Larry Nassar was not employed by us, but full-time by the University of Michigan, as well as by USA Gymnastics. As the national team doctor, he was delegated to the Karolyi Ranch, where he appeared one or two times at the annual 12 five-day camps.

Documentaries made by HBO (At the Heart of Gold) and Netflix (Athlete A), and millions of articles published, silenced the fact that these were not our athletes. After 1996, we were not the coaches of any of the gymnasts who turned up at the Karolyi Ranch at the time Larry Nassar was employed by the American federation. We did not have a direct and intimate relationship with them as a classic coach-student relationship. The coach is the person who knows about all of the excitements, joys, and sorrows of their athletes, and the gymnast shares all of their problems with their coach.

I could have had fun with the last team, the “Final Five,” but I never did because none of them were my athletes. They did win team gold in Rio, thanks to four-time Olympic champion Simone Biles, to climbing to the top of their sport and reaching the peak of their careers, when I was head coach of the American women’s national team. I just wasn’t the one by their side for 365 days.

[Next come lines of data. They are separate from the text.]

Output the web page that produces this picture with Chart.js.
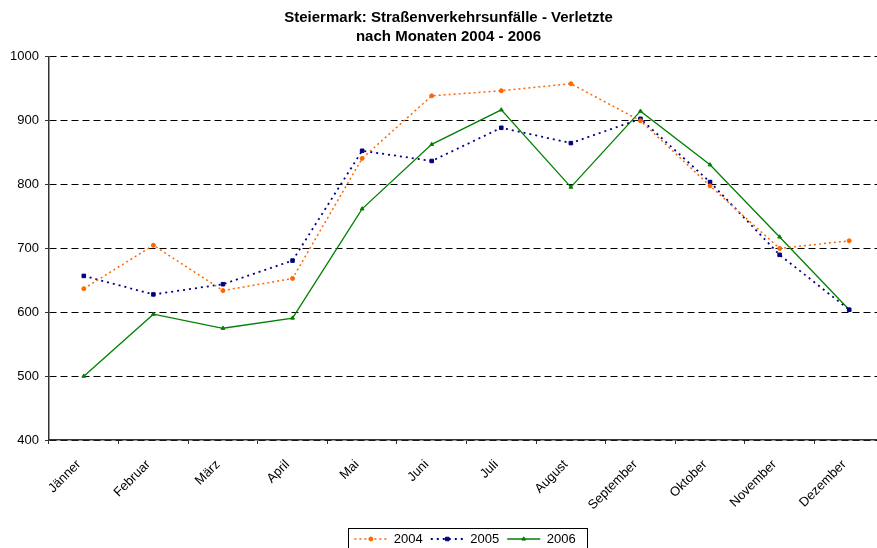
<!DOCTYPE html>
<html>
<head>
<meta charset="utf-8">
<script src="https://cdn.jsdelivr.net/npm/chart.js@4/dist/chart.umd.min.js"></script>
<style>
  html, body { margin: 0; padding: 0; overflow: hidden; background: #fff; }
  #wrap { width: 889px; height: 548px; }
</style>
</head>
<body>
<div id="wrap"><canvas id="chart" width="889" height="548"></canvas></div>
<script>
// Monate und Verletzte je Jahr
const monate = ['Jänner', 'Februar', 'März', 'April', 'Mai', 'Juni', 'Juli', 'August', 'September', 'Oktober', 'November', 'Dezember'];
const jahre = ['2004', '2005', '2006'];
const werte2004 = [637, 705, 634, 653, 841, 939, 947, 958, 900, 798, 700, 712];
const werte2005 = [657, 628, 644, 681, 853, 837, 889, 865, 903, 804, 690, 604];
const werte2006 = [500, 597, 575, 591, 762, 863, 917, 796, 915, 831, 718, 604];
const yTicks = [400, 500, 600, 700, 800, 900, 1000];

const schrift = "'Liberation Sans', Arial, sans-serif";
const musterBreite = 33;

// Legende und Titel verschieben (nach dem Update), Rahmen und Punktsymbole zeichnen
const legendeRahmen = {
  id: 'legendeRahmen',
  afterUpdate(chart) {
    const t = chart.titleBlock;
    if (t) { t.left += 4; t.right += 4; }
    const leg = chart.legend;
    const hb = leg.legendHitBoxes;
    if (!hb || !hb.length) return;
    const last = hb[hb.length - 1];
    const mitte = (hb[0].left + last.left + last.width) / 2;
    const dx = 465 - mitte;
    const dy = 539 - (hb[0].top + hb[0].height / 2);
    leg.left += dx; leg.right += dx;
    leg.top += dy; leg.bottom += dy;
    hb.forEach(b => { b.left += dx; b.top += dy; });
  },
  afterDraw(chart) {
    const leg = chart.legend;
    const hb = leg.legendHitBoxes;
    if (!hb || !hb.length) return;
    const ctx = chart.ctx;
    const last = hb[hb.length - 1];
    ctx.save();
    ctx.strokeStyle = '#000';
    ctx.lineWidth = 1;
    ctx.setLineDash([]);
    const x0 = Math.round(hb[0].left - 6) + 0.5;
    const x1 = Math.round(last.left + last.width + 11) + 0.5;
    ctx.strokeRect(x0, 528.5, x1 - x0, 30);
    hb.forEach((b, i) => {
      const ds = chart.data.datasets[i];
      ctx.fillStyle = ds.backgroundColor;
      ctx.strokeStyle = ds.borderColor;
      Chart.helpers.drawPoint(ctx, {
        pointStyle: ds.pointStyle, radius: ds.pointRadius, rotation: 0, borderWidth: 1
      }, b.left + musterBreite / 2, b.top + b.height / 2);
    });
    ctx.restore();
  }
};

const ctx = document.getElementById('chart').getContext('2d');
const chart = new Chart(ctx, {
  type: 'line',
  data: {
    labels: monate,
    datasets: [
      {
        label: jahre[0],
        data: werte2004,
        borderColor: '#FF6600',
        backgroundColor: '#FF6600',
        borderWidth: 1.5,
        borderDash: [2, 3],
        pointStyle: 'circle',
        pointRadius: 2,
        pointBorderWidth: 1,
        tension: 0
      },
      {
        label: jahre[1],
        data: werte2005,
        borderColor: '#000080',
        backgroundColor: '#000080',
        borderWidth: 1.8,
        borderDash: [2, 4],
        pointStyle: 'rect',
        pointRadius: 2.5,
        pointBorderWidth: 1,
        tension: 0
      },
      {
        label: jahre[2],
        data: werte2006,
        borderColor: '#008000',
        backgroundColor: '#008000',
        borderWidth: 1.3,
        pointStyle: 'triangle',
        pointRadius: 2.2,
        pointBorderWidth: 1,
        tension: 0
      }
    ]
  },
  options: {
    responsive: false,
    animation: false,
    layout: { padding: 0 },
    plugins: {
      title: {
        display: true,
        text: ['Steiermark: Straßenverkehrsunfälle - Verletzte', 'nach Monaten 2004 - 2006'],
        color: '#000',
        font: { family: schrift, size: 15, weight: 'bold', lineHeight: 1.23 },
        padding: { top: 9, bottom: 11 }
      },
      legend: {
        display: true,
        position: 'bottom',
        labels: {
          color: '#000',
          font: { family: schrift, size: 13 },
          usePointStyle: true,
          pointStyle: 'line',
          pointStyleWidth: musterBreite,
          boxWidth: musterBreite,
          boxHeight: 13,
          padding: 8,
          // Strichart der Linie statt der Punktart für die Legende übernehmen
          generateLabels(chart) {
            const items = Chart.defaults.plugins.legend.labels.generateLabels(chart);
            items.forEach(it => {
              const ds = chart.data.datasets[it.datasetIndex];
              it.lineDash = ds.borderDash || [];
              it.lineWidth = ds.borderWidth;
              it.strokeStyle = ds.borderColor;
              it.pointStyle = 'line';
            });
            return items;
          }
        }
      },
      tooltip: { enabled: false }
    },
    scales: {
      x: {
        offset: true,
        grid: {
          offset: true,
          drawOnChartArea: false,
          drawTicks: true,
          tickLength: 4,
          tickColor: '#333',
          tickWidth: 1
        },
        border: { display: true, color: '#333', width: 1.5 },
        ticks: {
          color: '#000',
          font: { family: schrift, size: 13 },
          maxRotation: 45,
          minRotation: 45,
          autoSkip: false,
          padding: 13,
          labelOffset: -5
        },
        afterFit(scale) {
          const leg = scale.chart.legend;
          scale.height = scale.chart.height - 440 - (leg ? leg.height : 0);
        }
      },
      y: {
        min: 400,
        max: 1000,
        afterBuildTicks(scale) {
          scale.ticks = yTicks.map(v => ({ value: v }));
        },
        grid: {
          color: '#000',
          lineWidth: 1,
          tickLength: 4,
          tickColor: '#333',
          tickBorderDash: [],
          drawTicks: true
        },
        border: { display: true, color: '#333', width: 1.5, dash: [7, 4] },
        ticks: {
          color: '#000',
          font: { family: schrift, size: 13 },
          padding: 6,
          callback: v => String(v)
        },
        afterFit(scale) {
          scale.width = 49;
        }
      }
    }
  },
  plugins: [legendeRahmen]
});
</script>
</body>
</html>
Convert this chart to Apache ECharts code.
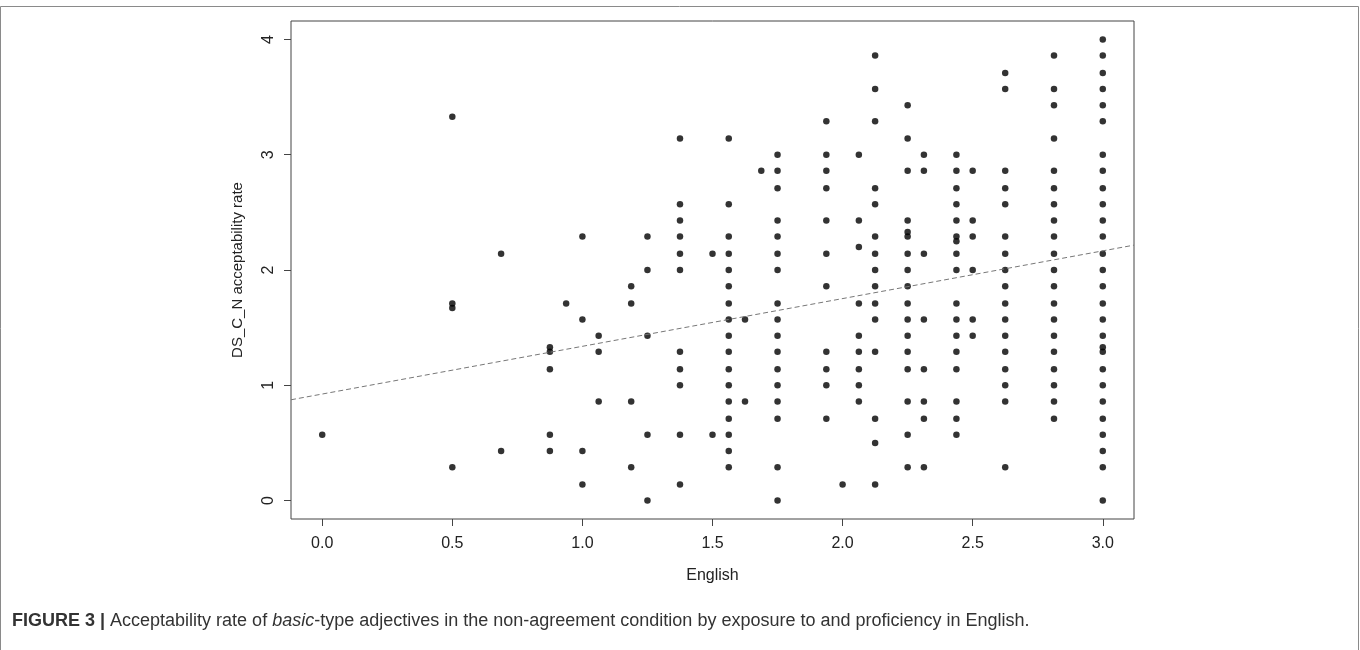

I’m not their coach. Simone came to the Karolyi Ranch with her own coach, Aimee Boorman, each time. She worked under Aimee’s supervision for those five days, and this is when she had contact with Larry Nassar. We only saw the little girl’s tremendous talent and supported her with our knowledge in training. I decided on the captain during the team selection, and trained Boorman. The girls and their coaches who turned up at the Karolyi Ranch were given the way to the top step of the Olympic podium thanks to us. Even tough it was difficult at times, we left it to them what they would do with it, and what they wouldn’t.

We consider the Romanian and American girls with whom we worked 350 days a year until 1996 to be our gymnasts. None of them criticized us, no one testified against us. Neither Nadia Comaneci, nor Mary Lou Retton, nor Kerri Strug, nor the others.